Chapter 1316

First Hearings Before the Magistrates’ Court

Introduction

Every criminal case begins in the **magistrates' court**, whatever its ultimate trial venue. This chapter examines what happens at the **first hearing**: how offences are **classified** (summary-only, either-way, indictable-only), how that classification drives the procedure that follows, how a defendant applies for **publicly funded legal representation** (a representation order under **LASPO 2012**), and the **role of the defence solicitor** in protecting the client's interests from the very first appearance.

Assessment focus

For the SQE1 FLK2 assessment you must be able to **classify** any offence and identify the **procedural consequences** at the first hearing: a plea is taken for **summary-only** offences; **plea before venue** (s. 17A MCA 1980) applies to **either-way** offences; and **indictable-only** offences are sent forthwith to the Crown Court under **s. 51 of the Crime and Disorder Act 1998** with no plea taken. You must also understand the **representation order** regime — the **interests of justice test** (s. 17 LASPO 2012) and the **means test** — and how these operate differently in the magistrates' court and the Crown Court.

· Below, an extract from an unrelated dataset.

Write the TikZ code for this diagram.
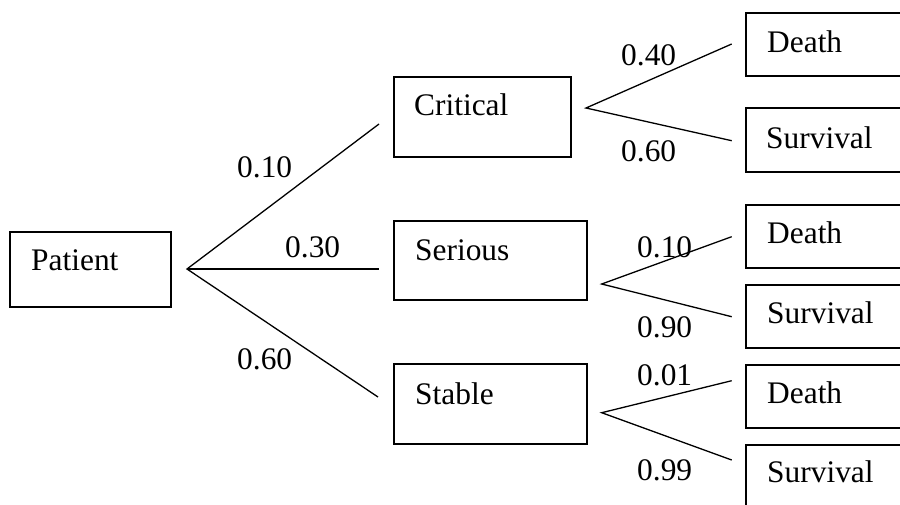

Questions are single best answer questions (SBAQs) set in **realistic client-based scenarios** requiring you to **apply** the rules, not merely recall them. This is a closed-book assessment.

Study tips

1) Memorise the **three classifications** and a worked example of each (theft = either-way; robbery = indictable-only; common assault = summary-only). 2) Lock down the **s. 51 CDA 1998** sending rule for indictable-only offences — **no plea is taken** in the magistrates' court. 3) For either-way offences, distinguish **plea before venue** (s. 17A MCA 1980) from **allocation** (ss. 19-20 MCA 1980). 4) Know the **six interests of justice factors** — factor (a), risk of custody, is the most commonly relied-on; the test is **automatically satisfied in the Crown Court**. 5) Remember the **committal for sentence** power under **s. 14 Sentencing Act 2020** where magistrates' sentencing powers are insufficient on a guilty plea to an either-way offence.